Question
Formatted question description: https://leetcode.ca/all/207.html
207 Course Schedule
There are a total of n courses you have to take, labeled from 0 to n - 1.
Some courses may have prerequisites, for example to take course 0 you have to first take course 1,
which is expressed as a pair: [0,1]
Given the total number of courses and a list of prerequisite pairs, is it possible for you to finish all courses?
For example:
2, [[1,0]]
There are a total of 2 courses to take. To take course 1 you should have finished course 0.
So it is possible.
2, [[1,0],[0,1]]
There are a total of 2 courses to take. To take course 1 you should have finished course 0,
and to take course 0 you should also have finished course 1. So it is impossible.
Note:
The input prerequisites is a graph represented by a list of edges, not adjacency matrices.
Read more about how a graph is represented.
You may assume that there are no duplicate edges in the input prerequisites.
click to show more hints.
Hints:
This problem is equivalent to finding if a cycle exists in a directed graph.
If a cycle exists, no topological ordering exists and therefore it will be impossible to take all courses.
Topological Sort via DFS
A great video tutorial (21 minutes) on Coursera explaining the basic concepts of Topological Sort.
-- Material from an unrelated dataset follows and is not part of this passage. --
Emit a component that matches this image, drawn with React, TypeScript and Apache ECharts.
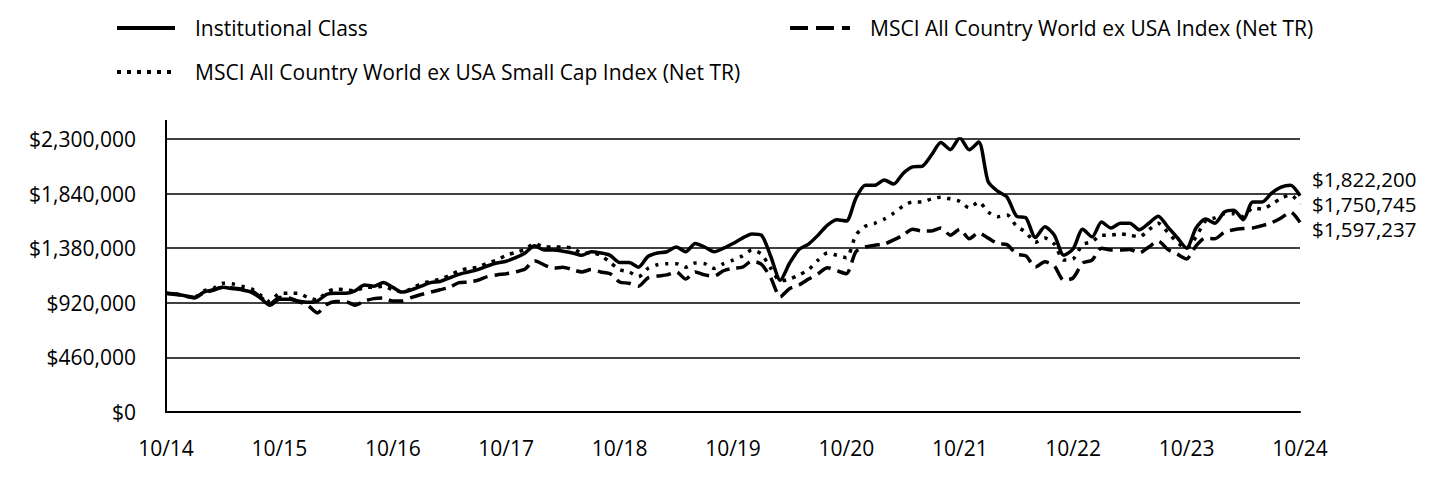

Topological sort could also be done via BFS.
@tag-graph
Algorithm
Kahn’s Algorithms:
https://en.wikipedia.org/wiki/Topological_sorting#Kahn’s_algorithm
BFS based,
- start from with vertices with 0 incoming edge,insert them into list S,at the same time we remove all their outgoing edges,
- after that find new vertices with 0 incoming edges and go on.
Tarjan’s Algorithms:
https://en.wikipedia.org/wiki/Tarjan%27s_strongly_connected_components_algorithm DFS based,
- loop through each node of the graph in an arbitrary order,
- initiating a depth-first search that terminates when it hits any node that has already been visited
- since the beginning of the topological sort or the node has no outgoing edges (i.e. a leaf node).
Code
Java
public class Course_Schedule {
public class Solution_bfs {
public boolean canFinish(int numCourses, int[][] prerequisites) { // Kahn's Algorithm
if(numCourses <= 0) {
return false;
}
if(prerequisites == null || prerequisites.length == 0) {
return true;
}
int[] inDegree = new int[numCourses];
// 1. setup indgree count
for(int[] edge : prerequisites) {
inDegree[edge[0]]++;
}
Queue<Integer> queue = new LinkedList<>();
// 2. start from node with no indgree, i.e. no prerquisites for this course
for(int i = 0; i < inDegree.length; i++) {
if(inDegree[i] == 0) {
queue.offer(i);
}
}
List<Integer> result = new ArrayList<>();
while(!queue.isEmpty()) {
int currentCourse = queue.poll();
result.add(currentCourse);
for(int[] edge : prerequisites) {
if(edge[1] == currentCourse) { // if a course requires current course
if(--inDegree[edge[0]] == 0) // -1, since current course is taken, and fulfill course edge[0]
queue.offer(edge[0]);
}
}
}
return result.size() == numCourses;
}
}
public class Solution_dfs {
public boolean canFinish(int numCourses, int[][] prerequisites) {
if(prerequisites == null || prerequisites.length < 2) {
return true;
}
// 0 for not visited,1 for globally visited,-1 for visisted AND on current path
int[] isVisited = new int[numCourses];
List<List<Integer>> graph = new ArrayList<>();
// 1. build graph
for (int i = 0; i < numCourses; i++) {
graph.add(new ArrayList<>());
}
for (int[] each: prerequisites) {
graph.get(each[1]).add(each[0]);
}
// 2. dfs
for (int i = 0; i < numCourses; i++) {
if (!dfs(i, isVisited, graph)) {
return false;
}
}
return true;
}
private boolean dfs(int courseIndex, int[] isVisited, List<List<Integer>> graph) {
if (isVisited[courseIndex] == 1) {
return true;
}
if (isVisited[courseIndex] == -1) {
return false; // cycle found
}
isVisited[courseIndex] = -1;
for (Integer next: graph.get(courseIndex)) {
if(!dfs(next, isVisited, graph)) {
return false;
}
}
isVisited[courseIndex] = 1;
return true;
}
}
}